Tutto ciò perché non vedo cosa più negativa, costosa, dannosa e sterile dell’ala anteriore così com’è concepita da anni.  Simbolo filosofico-strutturale di una F.1 che condanna se stessa ad essere fragile, poco spettacolare, costosissima e ormai concettualmente e pericolosamente staccata dalla realtà, oltre che a non poter applicare nella produzione studi e ricerche costosamente in atto a scopo agonistico.

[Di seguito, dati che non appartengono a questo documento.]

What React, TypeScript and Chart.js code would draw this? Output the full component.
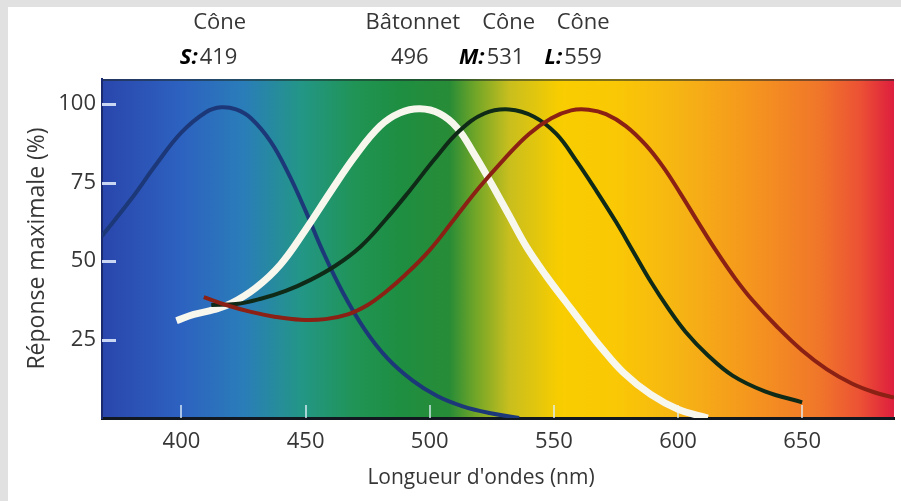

Perché l’immensa ala anteriore delle F.1 di oggi è la prima cosa che si rompe carezzando appena barriere o quando due monoposto si sfiorano. Se non si danneggia fa peggio, perché puntualmente fora gomme altrui, rovinandosi o rovinando gare per un azzardo millimetrico che, in fondo, non è neppure calcolabile dal pilota, annegato e impedito nella vista in abitacoli salvificamente e opportunamente avvolgenti.

La vulnerabilità dell’ala anteriore paradossalmente unita alla sua strutturale e tagliente capacità offensiva sono le due facce del suo peggior difetto: quello di inibire, scoraggiare o sconsigliare azioni offensive da parte dei piloti in corsa e in lotta tra loro, ammosciando la combattività sul nascere. Ma questo è niente.

È pericolosissima, perché grande com’è se si rompe puo finire sotto la monoposto togliendo direzionalità, con conseguenze possibili e passibili di estrema gravità. Di più. L’ala medesima oggi rappresenta una delle variabili aerodinamiche più importanti, una vera chiave di volta, in quanto influenza rendimento e comportamento di tutta la monoposto. 

Gran parte degli studi costosissimi in sede progettuale o in galleria del vento si concentrano sulla conformazione millimetrica di questa o quella bavetta, di un canale aggiuntivo, di una svergolatura in più, in un incessante e faraonico sforzo di sintonia fine su vere e proprie fungaie di microingegneria, che vedono all’opera le più ingegnose menti all’interno di una ricerca del tutto astratta e priva di benefici e ricadute pratiche per l’automobile nel suo complesso. Certo, fatte salve quelle specifiche per una monoposto che così può guadagnare qualche frazione di decimo.

Per farla breve, è come avere all’opera i più grandi parrucchieri del pianeta intestarditi a cercare con costi faraonici nuovi modi per abboccolare creativamente i peli delle ascelle. E dico ascelle per rispetto di chi legge, sennò cambierei termine. Per migliorare le cose e sanarle d’amblé, con un solo tratto di matita, basterebbe mutare strada e sposare la filosofia dell’alettone piccolo e uguale per tutti. Utile ma ininfluente. Sicuro, montabile al prezzo di una merendina e per niente fragile. Un bell’incentivo ai team per spendere di meno, ai tecnici per riflettere più costruttivamente altrove e ai piloti per lottare di più.

Invece no. Manco per niente. Il prossimo anno l’alettone assumerà una sezione triangolare presso il bordo di attacco, con forma a freccia. In poche parole, si seguirà una strada opposta e ancor più esasperata, estendendo l’ala anteriore in proporzione alle gomme più generose, al fine di renderla meno sensibile alla scia di chi precede.

Quindi aumenterà la sua larghezza da 1.650 a 1.800 mm, col solito effetto marcato sul disegno dei profili delle monoposto. In poche parole, la strada scelta sarà esattamente opposta a quella del ragionamento semplice semplice svolto sopra. Proseguiamo pure a farci del male, insomma. Tirandoci martellate nel sottoopancia, con la prospettiva di godere solo se sbaglieremo mira.